### TO BE DONE:
Copy the lines that follow, keeping every character the same.

### SUPPLIED MATERIAL:
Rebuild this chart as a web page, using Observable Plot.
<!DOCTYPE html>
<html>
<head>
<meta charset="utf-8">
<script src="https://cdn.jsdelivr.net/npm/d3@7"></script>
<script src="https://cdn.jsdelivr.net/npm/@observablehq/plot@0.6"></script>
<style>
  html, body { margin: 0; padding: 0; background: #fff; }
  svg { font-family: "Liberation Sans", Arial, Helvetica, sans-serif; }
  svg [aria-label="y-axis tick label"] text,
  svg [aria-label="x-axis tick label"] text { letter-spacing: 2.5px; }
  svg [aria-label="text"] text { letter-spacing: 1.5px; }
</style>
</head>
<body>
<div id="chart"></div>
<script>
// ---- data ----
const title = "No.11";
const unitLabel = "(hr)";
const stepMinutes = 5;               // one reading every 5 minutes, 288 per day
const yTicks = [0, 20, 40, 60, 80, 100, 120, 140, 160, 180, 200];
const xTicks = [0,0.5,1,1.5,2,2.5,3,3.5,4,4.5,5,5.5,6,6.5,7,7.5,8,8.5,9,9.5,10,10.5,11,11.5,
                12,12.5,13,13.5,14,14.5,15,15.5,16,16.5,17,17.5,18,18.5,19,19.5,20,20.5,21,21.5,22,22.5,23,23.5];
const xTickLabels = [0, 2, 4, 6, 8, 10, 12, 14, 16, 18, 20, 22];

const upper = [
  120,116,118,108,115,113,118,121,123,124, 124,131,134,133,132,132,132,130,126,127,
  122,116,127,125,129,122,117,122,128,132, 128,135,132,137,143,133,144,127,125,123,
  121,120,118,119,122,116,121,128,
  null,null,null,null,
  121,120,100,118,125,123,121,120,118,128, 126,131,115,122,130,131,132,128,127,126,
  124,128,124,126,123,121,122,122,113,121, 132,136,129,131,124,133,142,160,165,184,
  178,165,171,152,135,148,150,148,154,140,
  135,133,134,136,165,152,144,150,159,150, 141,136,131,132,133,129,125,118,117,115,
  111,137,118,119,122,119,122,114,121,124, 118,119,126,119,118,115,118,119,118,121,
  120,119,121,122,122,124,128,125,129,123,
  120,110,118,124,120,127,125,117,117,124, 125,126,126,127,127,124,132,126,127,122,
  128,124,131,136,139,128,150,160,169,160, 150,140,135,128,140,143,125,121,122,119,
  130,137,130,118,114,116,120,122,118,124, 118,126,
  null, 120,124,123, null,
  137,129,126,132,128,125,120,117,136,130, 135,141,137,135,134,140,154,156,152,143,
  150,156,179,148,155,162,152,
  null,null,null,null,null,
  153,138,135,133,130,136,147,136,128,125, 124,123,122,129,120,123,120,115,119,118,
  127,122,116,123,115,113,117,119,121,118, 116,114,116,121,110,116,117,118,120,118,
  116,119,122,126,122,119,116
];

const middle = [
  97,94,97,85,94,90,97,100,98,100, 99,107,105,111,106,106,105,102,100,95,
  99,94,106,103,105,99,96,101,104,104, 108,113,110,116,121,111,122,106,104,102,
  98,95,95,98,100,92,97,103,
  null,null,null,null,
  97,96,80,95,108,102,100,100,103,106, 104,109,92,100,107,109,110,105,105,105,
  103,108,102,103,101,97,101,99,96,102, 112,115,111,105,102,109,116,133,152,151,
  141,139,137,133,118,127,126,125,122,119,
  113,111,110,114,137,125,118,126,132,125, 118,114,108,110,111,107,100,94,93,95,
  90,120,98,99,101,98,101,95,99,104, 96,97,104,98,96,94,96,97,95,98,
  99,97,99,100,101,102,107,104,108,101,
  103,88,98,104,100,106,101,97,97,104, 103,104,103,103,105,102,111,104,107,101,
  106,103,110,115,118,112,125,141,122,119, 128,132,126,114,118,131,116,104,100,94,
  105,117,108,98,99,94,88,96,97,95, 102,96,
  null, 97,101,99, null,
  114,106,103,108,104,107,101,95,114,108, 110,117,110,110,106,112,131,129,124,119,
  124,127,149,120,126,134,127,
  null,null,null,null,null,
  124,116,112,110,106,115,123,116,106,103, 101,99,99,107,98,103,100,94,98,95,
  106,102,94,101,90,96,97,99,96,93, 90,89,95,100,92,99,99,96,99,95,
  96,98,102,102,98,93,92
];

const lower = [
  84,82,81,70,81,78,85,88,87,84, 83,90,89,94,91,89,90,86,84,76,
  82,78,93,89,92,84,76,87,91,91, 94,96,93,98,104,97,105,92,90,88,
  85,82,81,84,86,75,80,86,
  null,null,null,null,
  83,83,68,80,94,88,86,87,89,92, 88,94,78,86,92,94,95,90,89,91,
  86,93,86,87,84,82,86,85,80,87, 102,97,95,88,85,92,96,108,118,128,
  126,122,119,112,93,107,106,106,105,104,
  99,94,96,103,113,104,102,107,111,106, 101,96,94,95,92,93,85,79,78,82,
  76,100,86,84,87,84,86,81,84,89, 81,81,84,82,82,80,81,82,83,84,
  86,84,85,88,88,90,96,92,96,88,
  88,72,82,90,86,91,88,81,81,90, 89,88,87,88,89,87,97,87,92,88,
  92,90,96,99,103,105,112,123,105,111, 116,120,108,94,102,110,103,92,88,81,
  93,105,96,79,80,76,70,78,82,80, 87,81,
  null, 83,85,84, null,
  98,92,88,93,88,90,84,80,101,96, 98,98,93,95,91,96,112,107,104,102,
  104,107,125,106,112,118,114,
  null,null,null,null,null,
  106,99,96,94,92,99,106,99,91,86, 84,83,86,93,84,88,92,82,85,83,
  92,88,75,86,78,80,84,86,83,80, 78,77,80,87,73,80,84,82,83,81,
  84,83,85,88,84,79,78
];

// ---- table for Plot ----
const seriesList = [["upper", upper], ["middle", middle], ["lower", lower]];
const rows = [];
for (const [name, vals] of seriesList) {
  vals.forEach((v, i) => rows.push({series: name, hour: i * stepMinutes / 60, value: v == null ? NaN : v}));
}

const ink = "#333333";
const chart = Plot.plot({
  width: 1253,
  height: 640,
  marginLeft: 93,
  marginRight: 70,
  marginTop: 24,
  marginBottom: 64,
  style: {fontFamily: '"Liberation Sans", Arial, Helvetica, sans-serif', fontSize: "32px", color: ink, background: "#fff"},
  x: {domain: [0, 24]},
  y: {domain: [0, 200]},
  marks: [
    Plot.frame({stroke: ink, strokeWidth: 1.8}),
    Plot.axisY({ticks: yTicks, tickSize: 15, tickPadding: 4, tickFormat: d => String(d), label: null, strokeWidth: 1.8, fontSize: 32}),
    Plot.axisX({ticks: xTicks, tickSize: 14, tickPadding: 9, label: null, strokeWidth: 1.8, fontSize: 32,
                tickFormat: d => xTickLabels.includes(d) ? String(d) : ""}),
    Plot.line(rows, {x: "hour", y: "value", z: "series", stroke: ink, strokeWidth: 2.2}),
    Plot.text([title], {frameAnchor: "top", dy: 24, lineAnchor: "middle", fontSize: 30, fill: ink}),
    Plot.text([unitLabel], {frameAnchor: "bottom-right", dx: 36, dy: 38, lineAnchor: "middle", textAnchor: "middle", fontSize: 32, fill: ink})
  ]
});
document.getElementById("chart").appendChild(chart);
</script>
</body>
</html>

### RESULT OF THIS EXERCISE:
Rebuild this chart as a web page, using Observable Plot.
<!DOCTYPE html>
<html>
<head>
<meta charset="utf-8">
<script src="https://cdn.jsdelivr.net/npm/d3@7"></script>
<script src="https://cdn.jsdelivr.net/npm/@observablehq/plot@0.6"></script>
<style>
  html, body { margin: 0; padding: 0; background: #fff; }
  svg { font-family: "Liberation Sans", Arial, Helvetica, sans-serif; }
  svg [aria-label="y-axis tick label"] text,
  svg [aria-label="x-axis tick label"] text { letter-spacing: 2.5px; }
  svg [aria-label="text"] text { letter-spacing: 1.5px; }
</style>
</head>
<body>
<div id="chart"></div>
<script>
// ---- data ----
const title = "No.11";
const unitLabel = "(hr)";
const stepMinutes = 5;               // one reading every 5 minutes, 288 per day
const yTicks = [0, 20, 40, 60, 80, 100, 120, 140, 160, 180, 200];
const xTicks = [0,0.5,1,1.5,2,2.5,3,3.5,4,4.5,5,5.5,6,6.5,7,7.5,8,8.5,9,9.5,10,10.5,11,11.5,
                12,12.5,13,13.5,14,14.5,15,15.5,16,16.5,17,17.5,18,18.5,19,19.5,20,20.5,21,21.5,22,22.5,23,23.5];
const xTickLabels = [0, 2, 4, 6, 8, 10, 12, 14, 16, 18, 20, 22];

const upper = [
  120,116,118,108,115,113,118,121,123,124, 124,131,134,133,132,132,132,130,126,127,
  122,116,127,125,129,122,117,122,128,132, 128,135,132,137,143,133,144,127,125,123,
  121,120,118,119,122,116,121,128,
  null,null,null,null,
  121,120,100,118,125,123,121,120,118,128, 126,131,115,122,130,131,132,128,127,126,
  124,128,124,126,123,121,122,122,113,121, 132,136,129,131,124,133,142,160,165,184,
  178,165,171,152,135,148,150,148,154,140,
  135,133,134,136,165,152,144,150,159,150, 141,136,131,132,133,129,125,118,117,115,
  111,137,118,119,122,119,122,114,121,124, 118,119,126,119,118,115,118,119,118,121,
  120,119,121,122,122,124,128,125,129,123,
  120,110,118,124,120,127,125,117,117,124, 125,126,126,127,127,124,132,126,127,122,
  128,124,131,136,139,128,150,160,169,160, 150,140,135,128,140,143,125,121,122,119,
  130,137,130,118,114,116,120,122,118,124, 118,126,
  null, 120,124,123, null,
  137,129,126,132,128,125,120,117,136,130, 135,141,137,135,134,140,154,156,152,143,
  150,156,179,148,155,162,152,
  null,null,null,null,null,
  153,138,135,133,130,136,147,136,128,125, 124,123,122,129,120,123,120,115,119,118,
  127,122,116,123,115,113,117,119,121,118, 116,114,116,121,110,116,117,118,120,118,
  116,119,122,126,122,119,116
];

const middle = [
  97,94,97,85,94,90,97,100,98,100, 99,107,105,111,106,106,105,102,100,95,
  99,94,106,103,105,99,96,101,104,104, 108,113,110,116,121,111,122,106,104,102,
  98,95,95,98,100,92,97,103,
  null,null,null,null,
  97,96,80,95,108,102,100,100,103,106, 104,109,92,100,107,109,110,105,105,105,
  103,108,102,103,101,97,101,99,96,102, 112,115,111,105,102,109,116,133,152,151,
  141,139,137,133,118,127,126,125,122,119,
  113,111,110,114,137,125,118,126,132,125, 118,114,108,110,111,107,100,94,93,95,
  90,120,98,99,101,98,101,95,99,104, 96,97,104,98,96,94,96,97,95,98,
  99,97,99,100,101,102,107,104,108,101,
  103,88,98,104,100,106,101,97,97,104, 103,104,103,103,105,102,111,104,107,101,
  106,103,110,115,118,112,125,141,122,119, 128,132,126,114,118,131,116,104,100,94,
  105,117,108,98,99,94,88,96,97,95, 102,96,
  null, 97,101,99, null,
  114,106,103,108,104,107,101,95,114,108, 110,117,110,110,106,112,131,129,124,119,
  124,127,149,120,126,134,127,
  null,null,null,null,null,
  124,116,112,110,106,115,123,116,106,103, 101,99,99,107,98,103,100,94,98,95,
  106,102,94,101,90,96,97,99,96,93, 90,89,95,100,92,99,99,96,99,95,
  96,98,102,102,98,93,92
];

const lower = [
  84,82,81,70,81,78,85,88,87,84, 83,90,89,94,91,89,90,86,84,76,
  82,78,93,89,92,84,76,87,91,91, 94,96,93,98,104,97,105,92,90,88,
  85,82,81,84,86,75,80,86,
  null,null,null,null,
  83,83,68,80,94,88,86,87,89,92, 88,94,78,86,92,94,95,90,89,91,
  86,93,86,87,84,82,86,85,80,87, 102,97,95,88,85,92,96,108,118,128,
  126,122,119,112,93,107,106,106,105,104,
  99,94,96,103,113,104,102,107,111,106, 101,96,94,95,92,93,85,79,78,82,
  76,100,86,84,87,84,86,81,84,89, 81,81,84,82,82,80,81,82,83,84,
  86,84,85,88,88,90,96,92,96,88,
  88,72,82,90,86,91,88,81,81,90, 89,88,87,88,89,87,97,87,92,88,
  92,90,96,99,103,105,112,123,105,111, 116,120,108,94,102,110,103,92,88,81,
  93,105,96,79,80,76,70,78,82,80, 87,81,
  null, 83,85,84, null,
  98,92,88,93,88,90,84,80,101,96, 98,98,93,95,91,96,112,107,104,102,
  104,107,125,106,112,118,114,
  null,null,null,null,null,
  106,99,96,94,92,99,106,99,91,86, 84,83,86,93,84,88,92,82,85,83,
  92,88,75,86,78,80,84,86,83,80, 78,77,80,87,73,80,84,82,83,81,
  84,83,85,88,84,79,78
];

// ---- table for Plot ----
const seriesList = [["upper", upper], ["middle", middle], ["lower", lower]];
const rows = [];
for (const [name, vals] of seriesList) {
  vals.forEach((v, i) => rows.push({series: name, hour: i * stepMinutes / 60, value: v == null ? NaN : v}));
}

const ink = "#333333";
const chart = Plot.plot({
  width: 1253,
  height: 640,
  marginLeft: 93,
  marginRight: 70,
  marginTop: 24,
  marginBottom: 64,
  style: {fontFamily: '"Liberation Sans", Arial, Helvetica, sans-serif', fontSize: "32px", color: ink, background: "#fff"},
  x: {domain: [0, 24]},
  y: {domain: [0, 200]},
  marks: [
    Plot.frame({stroke: ink, strokeWidth: 1.8}),
    Plot.axisY({ticks: yTicks, tickSize: 15, tickPadding: 4, tickFormat: d => String(d), label: null, strokeWidth: 1.8, fontSize: 32}),
    Plot.axisX({ticks: xTicks, tickSize: 14, tickPadding: 9, label: null, strokeWidth: 1.8, fontSize: 32,
                tickFormat: d => xTickLabels.includes(d) ? String(d) : ""}),
    Plot.line(rows, {x: "hour", y: "value", z: "series", stroke: ink, strokeWidth: 2.2}),
    Plot.text([title], {frameAnchor: "top", dy: 24, lineAnchor: "middle", fontSize: 30, fill: ink}),
    Plot.text([unitLabel], {frameAnchor: "bottom-right", dx: 36, dy: 38, lineAnchor: "middle", textAnchor: "middle", fontSize: 32, fill: ink})
  ]
});
document.getElementById("chart").appendChild(chart);
</script>
</body>
</html>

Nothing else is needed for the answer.